Tele 7
- Country: Panama
- Broadcast area: Panama City, Panama

Programming
- Language: Spanish

Ownership
- Owner: Corporación Medcom
- Sister channels: RPC Televisión, Telemetro

History
- Launched: 7 May 2005
- Closed: 31 July 2011
- Replaced by: Mall TV

Availability

Terrestrial
- VHF: 7
- DVB-T: 43

= Tele 7 =

Defunct Panamanian television channel

Tele 7 was a Panamanian over-the-air television channel that existed between 2005 and 2011 and was owned by Corporación Medcom. The channel was aimed largely at children and teenagers throughout its six years on air.

==History==
The Panamanian government, after unsuccessfully auctioning off the former SCN frequency to create a local channel for the Panama Canal Zone, led to the reconsidering of the decision, and instead opted to bid for two adjacent frequencies in Panama City. The two media giants, TVN and MEDCOM, both applied for a license; TVN obtained TVMax on channel 9 and MEDCOM, Tele 7. The station, however, had to face interference of an FETV relay station targeting Coclé and Herrera, a situation which wasn't solved until 2008. The channel's mascot was a tiger, Eddie El Tigrillo. For Nicolás A. Barletta, the goal of the channel was to complement the other segments of the population covered by MEDCOM's other channels.

The channel was publicly announced in March 2005, with Medcom announcing a wide raft of foreign acquisitions (dubbed originals of the American networks and supplied third-party series, as originally seen on the Latin American feeds of Cartoon Network, Nickelodeon and Discovery Kids) and a handful of local content. It also planned its first Festival de Talento Infantil in June. The channel went live on May 7 and during its first few days on air, achieved successful ratings, ending in third or fourth place, depending on the day. It also had a strategic alliance with Nickelodeon at launch to air a two-hour block of its programming. 80% of its programming was imported and about ten hours a day were given to children's programming. Notable programming at the time of launch included ¡Mucha Lucha!, The Adventures of Jimmy Neutron, Boy Genius, The Powerpuff Girls, Codename: Kids Next Door, Poochini, 31 Minutos and more mature programming such as Joan of Arcadia and The Simpsons. By October 2005 it was carrying the Mexican telenovela Rebelde and joined Teletón Panamá for the first time in December that year. In November it premiered Family Guy.

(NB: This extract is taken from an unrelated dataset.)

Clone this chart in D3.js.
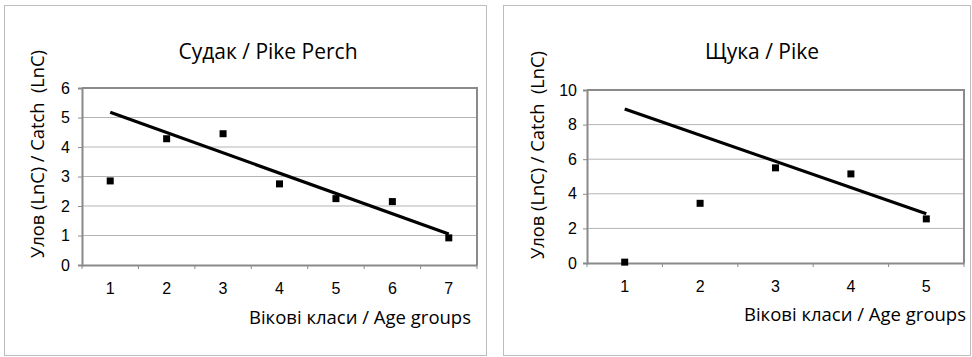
<!DOCTYPE html>
<html>
<head>
<meta charset="utf-8">
<style>
  body { margin: 0; background: #fff; }
  .title, .atitle { font-family: "Open Sans", "Noto Sans", sans-serif; fill: #000; }
</style>
<script src="https://cdn.jsdelivr.net/npm/d3@7"></script>
</head>
<body>
<svg width="972" height="357"></svg>
<script>
// --- data ---
var perchAges = [1, 2, 3, 4, 5, 6, 7];
var perchCatch = [2.85, 4.28, 4.45, 2.75, 2.25, 2.15, 0.92];
var perchTrend = [5.18, 1.05];          // trend line value at first / last age
var perchTicks = [0, 1, 2, 3, 4, 5, 6];

var pikeAges = [1, 2, 3, 4, 5];
var pikeCatch = [0.05, 3.45, 5.5, 5.15, 2.55];
var pikeTrend = [8.9, 2.85];
var pikeTicks = [0, 2, 4, 6, 8, 10];

var yTitle = "Улов (LnC) / Catch\u00a0\u00a0(LnC)";
var xTitle = "Вікові класи / Age groups";

var svg = d3.select("svg");

function styleTicks(sel) {
  sel.attr("font-family", "Liberation Sans, Arial, sans-serif")
    .attr("font-size", 16);
  sel.selectAll("text").attr("fill", "#000");
}

function panel(o) {
  var g = svg.append("g");

  // outer frame
  g.append("rect")
    .attr("x", o.frame[0] + 0.5).attr("y", o.frame[1] + 0.5)
    .attr("width", o.frame[2] - o.frame[0]).attr("height", o.frame[3] - o.frame[1])
    .attr("fill", "#fff").attr("stroke", "#bdbdbd").attr("stroke-width", 1);

  var x = d3.scaleBand().domain(o.ages).range([o.left, o.right]);
  var y = d3.scaleLinear().domain([0, d3.max(o.ticks)]).range([o.bottom, o.top]);

  // gridlines
  g.append("g").selectAll("line")
    .data(o.ticks.slice(1))
    .enter().append("line")
      .attr("x1", o.left).attr("x2", o.right)
      .attr("y1", function(d) { return y(d); })
      .attr("y2", function(d) { return y(d); })
      .attr("stroke", "#b5b5b5").attr("stroke-width", 1);

  // y axis
  var ya = g.append("g")
    .attr("transform", "translate(" + o.left + ",0)")
    .call(d3.axisLeft(y).tickValues(o.ticks).tickSize(4).tickPadding(o.yPad).tickFormat(d3.format("d")));
  ya.select(".domain").attr("stroke", "#8a8a8a").attr("stroke-width", 2);
  ya.selectAll(".tick line").attr("stroke", "#8a8a8a");
  styleTicks(ya);

  // x axis, ticks on band edges
  var xa = g.append("g")
    .attr("transform", "translate(0," + o.bottom + ")")
    .call(d3.axisBottom(x).tickSize(0).tickPadding(o.xPad));
  xa.select(".domain").attr("stroke", "#8a8a8a").attr("stroke-width", 2);
  styleTicks(xa);
  var edges = o.ages.map(function(a) { return x(a); }).concat([o.right]);
  g.append("g").selectAll("line")
    .data(edges)
    .enter().append("line")
      .attr("x1", function(d) { return d; }).attr("x2", function(d) { return d; })
      .attr("y1", o.bottom).attr("y2", o.bottom + 4)
      .attr("stroke", "#8a8a8a");

  // plot area border (top and right)
  g.append("path")
    .attr("d", "M" + o.left + "," + o.top + "H" + o.right + "V" + o.bottom)
    .attr("fill", "none").attr("stroke", "#8a8a8a").attr("stroke-width", 2);

  var cx = function(a) { return x(a) + x.bandwidth() / 2; };

  // trend line
  var first = o.ages[0], last = o.ages[o.ages.length - 1];
  g.append("line")
    .attr("x1", cx(first)).attr("y1", y(o.trend[0]))
    .attr("x2", cx(last)).attr("y2", y(o.trend[1]))
    .attr("stroke", "#000").attr("stroke-width", 3.2);

  // markers
  g.append("g").selectAll("rect")
    .data(o.ages)
    .enter().append("rect")
      .attr("x", function(d) { return cx(d) - 3.5; })
      .attr("y", function(d, i) { return y(o.values[i]) - 3.5; })
      .attr("width", 7).attr("height", 7)
      .attr("fill", "#000");

  // titles
  g.append("text").attr("class", "title")
    .attr("x", o.titleX).attr("y", 59)
    .attr("text-anchor", "middle").attr("font-size", 21)
    .text(o.title);

  g.append("text").attr("class", "atitle")
    .attr("transform", "translate(" + o.yTitleX + "," + o.yTitleY + ") rotate(-90)")
    .attr("text-anchor", "middle").attr("font-size", 18.3)
    .text(yTitle);

  g.append("text").attr("class", "atitle")
    .attr("x", o.xTitleX).attr("y", o.xTitleY)
    .attr("text-anchor", "end").attr("font-size", 18.5)
    .text(xTitle);
}

panel({
  frame: [4, 5, 486, 355],
  left: 82, right: 477, top: 88, bottom: 265,
  yPad: 8, xPad: 18,
  ages: perchAges, values: perchCatch, trend: perchTrend, ticks: perchTicks,
  title: "Судак / Pike Perch", titleX: 268,
  yTitleX: 44, yTitleY: 154,
  xTitleX: 471, xTitleY: 324
});

panel({
  frame: [503, 5, 970, 355],
  left: 587, right: 964, top: 90, bottom: 263,
  yPad: 6, xPad: 18,
  ages: pikeAges, values: pikeCatch, trend: pikeTrend, ticks: pikeTicks,
  title: "Щука / Pike", titleX: 762,
  yTitleX: 544, yTitleY: 155,
  xTitleX: 966, xTitleY: 321
});
</script>
</body>
</html>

In January 2006, the channel started airing classic animated series: Maya the Honey Bee, Heidi, Girl of the Alps, 3000 Leagues in Search of Mother and The Yogi Bear Show, as well as The Little Lulu Show. On March 11, the channel started airing a new local program, TVscopio; one of its segments included a local animated series, Los súper birriosos. In April, the channel changed the airtime of Pablo y Andrea to 12pm, using the vacated slot to carry Flipper. In anticipation for the 2006 FIFA World Cup, the channel started airing the Mexican-produced Poncho Balón shorts, from May 8 to June 9. In July, the channel premiered Go, Diego, Go! and Coconut Fred's Fruit Salad Island. On September 11, it started airing the Spanish-made Vitaminix shorts, airing until the end of the year. On September 18, it was one of the six channels that broadcast the Solo en la Tele (Only on TV) campaign about the benefits of advertising on television. The channel teamed up with Asociación Panameña de Ayuda al Niño Quemado (Apaniquem) in October to launch a campaign promoting the lowering of child burn, with PSAs appearing throughout the day. In November, the channel premiered the 2006 version of Chiquititas, Chiquititas sin fin. Tele 7 was one of the six channels (out of ten) taking part in the coverage of Teletón 2006.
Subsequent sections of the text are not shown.